困っているお客様の声を丁寧に聞きながら、自分の想いを素直な言葉で相手に伝える。
これができれば、お客様の求めているものはしっかりと届けることができる、ということに気が付くことができました。
── それはやりがいにもなりそうですね。
はい。長いあいだ製造業に携わってきたからこそ現場管理の大変さは知っていますし、社内でDXを進めたいと思っても、技術の問題ではなく、組織の風土やマネジメントスキルが必要で、なかなかうまく進められなかった経験も私にはあります。
そういった、これまでの実体験や感じてきた想いを言葉に乗せ伝えることで、お客様がこれまでできなかったことへの実現につなげる──。これは私にとって大きなやりがいとなりました。
もちろん、新しいフィールドですのでまだまだ悩むことも多いですが、本を読んだり、スキルマーケットでレッスンを受けたりしながら、営業の効率化を学んでいるところです。
── パナソニックグループ時代のご苦労までもが、今ここで活きているのですね。その他にもご経験を活かせていることはありますか?
パナソニックでは、専門用語といった知識のところから、社会人としてのお客様との向き合い方、そして大手企業ならではのドキュメント管理や、開発から出荷までの手順と、安定した生産の実現などにおいて、それぞれ抑えなければいけないポイントを学びました。この“ポイントを知っている”ことは今の仕事にもとても役立っていて、たとえばお客様にご提案する際にも、必要以上に時間や手間をかけないまま肝心なところはしっかり抑える、わかりやすい説明を心がけるといった進め方ができています。
── パナソニックグループを退職し、はじめて“外の世界”に飛び出してからまもなく10年。今日までを振り返ってみていかがですか。
パナソニックを退職しようと決めたときはとても不安でした。「パナソニック」という大きな看板を捨てて、自分は通用するのだろうか…という気持ち。そして、こんなに大好きな製品、モノづくり、この安定した給与や福利厚生を捨ててまで、いったい自分は何がしたいんだ?と葛藤したこともありましたね。
でもいざ飛び出してみると、なんとかなるというか、なんとかする力を身に付けるものなんです。
会社に安定させてもらうのではなく、自分で安定させる──。
そんな、自分の手で自分の世界を作り上げるスキルが備わったように感じていて、結果的に良かったと思っています。
発信することで生まれる新たなつながりに期待!
── パナソニックグループのアルムナイネットワークについて、どのように感じていらっしゃいますか?
日本ではどうしても、退職者は“裏切り者”のような文化が根強いですが、パナソニックにはそんな淋しい文化にならないで欲しいと思っているので、こういったコミュニティは非常にうれしいです。
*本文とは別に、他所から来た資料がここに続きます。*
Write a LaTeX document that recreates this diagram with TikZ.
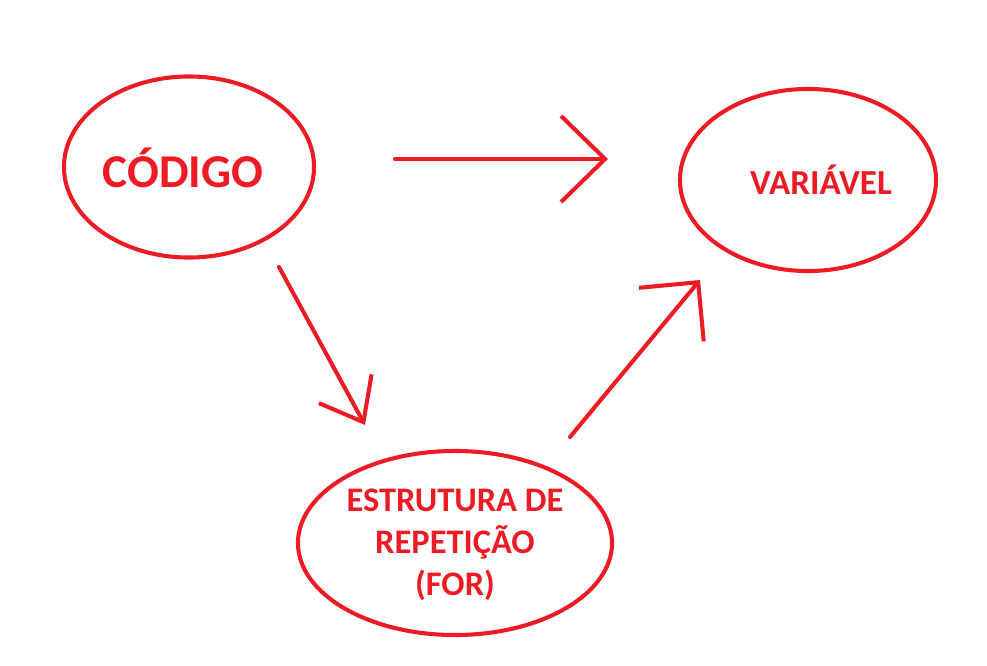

今回私がこのインタビューをお受けしたのも、「退職した人間が今こういうことをしているよ!」といったことを発信することで、新しいお付き合いが生まれるのでは?と感じたから。ぜひこれからも盛り上がって欲しいと思っています。
── 最後に、パナソニックグループのアルムナイメンバー、そして現役メンバ―の方へメッセージをお願いします。
アルムナイメンバーのみなさんとは「元パナソニック」という関係性で交流を深め、いろいろな経験を積んだ者同士のつながりを作っていきたいと思っています。どうぞよろしくお願いいたします!
そして、現役メンバーのみなさん。
私が伝えたいのは、決して「やめることが正解」ということではありません。やりたいことを社内ルールの縛りの中でも調整しながら「パナソニック」というブランドを背負ってしっかりと目的を成し遂げている人もたくさんいます。それはとてもすごいことですし、やりがいにもなるでしょう。
どのような道を選んだとしても大切なのは、“自分がどう働きたくて、どうありたいか?”に正直であること。ぜひ、自分の想いにまっすぐに向き合いながら、前へ進んでいってください!